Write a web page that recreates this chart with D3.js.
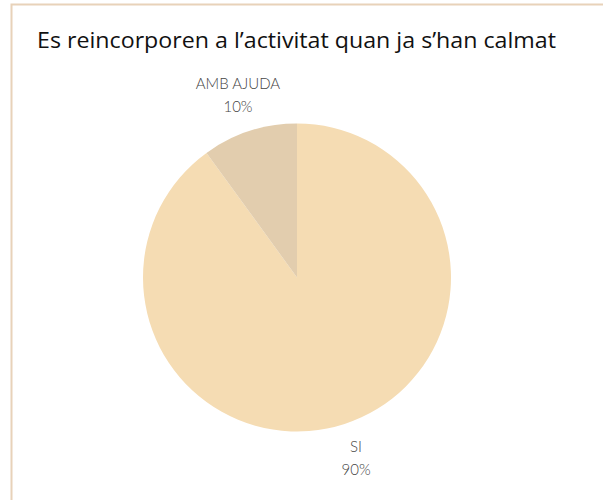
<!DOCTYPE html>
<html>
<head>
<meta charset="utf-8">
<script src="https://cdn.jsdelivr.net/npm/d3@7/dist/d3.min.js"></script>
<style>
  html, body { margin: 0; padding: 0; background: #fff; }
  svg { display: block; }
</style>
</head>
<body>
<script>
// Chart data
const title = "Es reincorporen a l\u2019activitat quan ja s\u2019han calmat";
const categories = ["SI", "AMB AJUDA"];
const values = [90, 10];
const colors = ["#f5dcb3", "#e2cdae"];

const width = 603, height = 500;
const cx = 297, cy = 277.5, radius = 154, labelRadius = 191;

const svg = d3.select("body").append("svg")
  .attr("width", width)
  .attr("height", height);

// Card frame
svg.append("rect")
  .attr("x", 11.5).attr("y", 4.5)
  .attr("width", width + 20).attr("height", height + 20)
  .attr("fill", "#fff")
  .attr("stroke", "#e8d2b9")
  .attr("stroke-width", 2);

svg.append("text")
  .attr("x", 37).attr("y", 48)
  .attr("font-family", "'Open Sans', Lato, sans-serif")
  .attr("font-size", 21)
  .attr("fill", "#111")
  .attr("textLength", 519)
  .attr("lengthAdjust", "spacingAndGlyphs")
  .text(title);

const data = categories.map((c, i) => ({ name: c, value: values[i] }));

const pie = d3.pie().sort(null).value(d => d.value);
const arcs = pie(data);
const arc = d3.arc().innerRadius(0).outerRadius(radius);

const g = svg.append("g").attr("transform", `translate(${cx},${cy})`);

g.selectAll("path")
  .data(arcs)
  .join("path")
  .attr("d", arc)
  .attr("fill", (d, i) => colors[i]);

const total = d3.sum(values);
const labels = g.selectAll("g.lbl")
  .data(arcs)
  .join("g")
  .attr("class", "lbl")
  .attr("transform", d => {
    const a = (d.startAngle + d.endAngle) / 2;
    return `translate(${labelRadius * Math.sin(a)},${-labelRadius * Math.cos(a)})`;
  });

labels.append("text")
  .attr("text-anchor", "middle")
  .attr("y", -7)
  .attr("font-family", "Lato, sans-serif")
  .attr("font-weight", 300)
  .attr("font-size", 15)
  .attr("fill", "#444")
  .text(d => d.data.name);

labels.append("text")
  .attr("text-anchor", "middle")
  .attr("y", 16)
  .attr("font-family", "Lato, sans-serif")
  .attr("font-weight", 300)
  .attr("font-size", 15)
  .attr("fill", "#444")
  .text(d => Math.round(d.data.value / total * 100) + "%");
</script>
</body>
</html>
# # #
■ **Aim**
Take the data above and repeat it exactly, leaving each picture out.

■ **Task solution**
Write a web page that recreates this chart with D3.js.
<!DOCTYPE html>
<html>
<head>
<meta charset="utf-8">
<script src="https://cdn.jsdelivr.net/npm/d3@7/dist/d3.min.js"></script>
<style>
  html, body { margin: 0; padding: 0; background: #fff; }
  svg { display: block; }
</style>
</head>
<body>
<script>
// Chart data
const title = "Es reincorporen a l\u2019activitat quan ja s\u2019han calmat";
const categories = ["SI", "AMB AJUDA"];
const values = [90, 10];
const colors = ["#f5dcb3", "#e2cdae"];

const width = 603, height = 500;
const cx = 297, cy = 277.5, radius = 154, labelRadius = 191;

const svg = d3.select("body").append("svg")
  .attr("width", width)
  .attr("height", height);

// Card frame
svg.append("rect")
  .attr("x", 11.5).attr("y", 4.5)
  .attr("width", width + 20).attr("height", height + 20)
  .attr("fill", "#fff")
  .attr("stroke", "#e8d2b9")
  .attr("stroke-width", 2);

svg.append("text")
  .attr("x", 37).attr("y", 48)
  .attr("font-family", "'Open Sans', Lato, sans-serif")
  .attr("font-size", 21)
  .attr("fill", "#111")
  .attr("textLength", 519)
  .attr("lengthAdjust", "spacingAndGlyphs")
  .text(title);

const data = categories.map((c, i) => ({ name: c, value: values[i] }));

const pie = d3.pie().sort(null).value(d => d.value);
const arcs = pie(data);
const arc = d3.arc().innerRadius(0).outerRadius(radius);

const g = svg.append("g").attr("transform", `translate(${cx},${cy})`);

g.selectAll("path")
  .data(arcs)
  .join("path")
  .attr("d", arc)
  .attr("fill", (d, i) => colors[i]);

const total = d3.sum(values);
const labels = g.selectAll("g.lbl")
  .data(arcs)
  .join("g")
  .attr("class", "lbl")
  .attr("transform", d => {
    const a = (d.startAngle + d.endAngle) / 2;
    return `translate(${labelRadius * Math.sin(a)},${-labelRadius * Math.cos(a)})`;
  });

labels.append("text")
  .attr("text-anchor", "middle")
  .attr("y", -7)
  .attr("font-family", "Lato, sans-serif")
  .attr("font-weight", 300)
  .attr("font-size", 15)
  .attr("fill", "#444")
  .text(d => d.data.name);

labels.append("text")
  .attr("text-anchor", "middle")
  .attr("y", 16)
  .attr("font-family", "Lato, sans-serif")
  .attr("font-weight", 300)
  .attr("font-size", 15)
  .attr("fill", "#444")
  .text(d => Math.round(d.data.value / total * 100) + "%");
</script>
</body>
</html>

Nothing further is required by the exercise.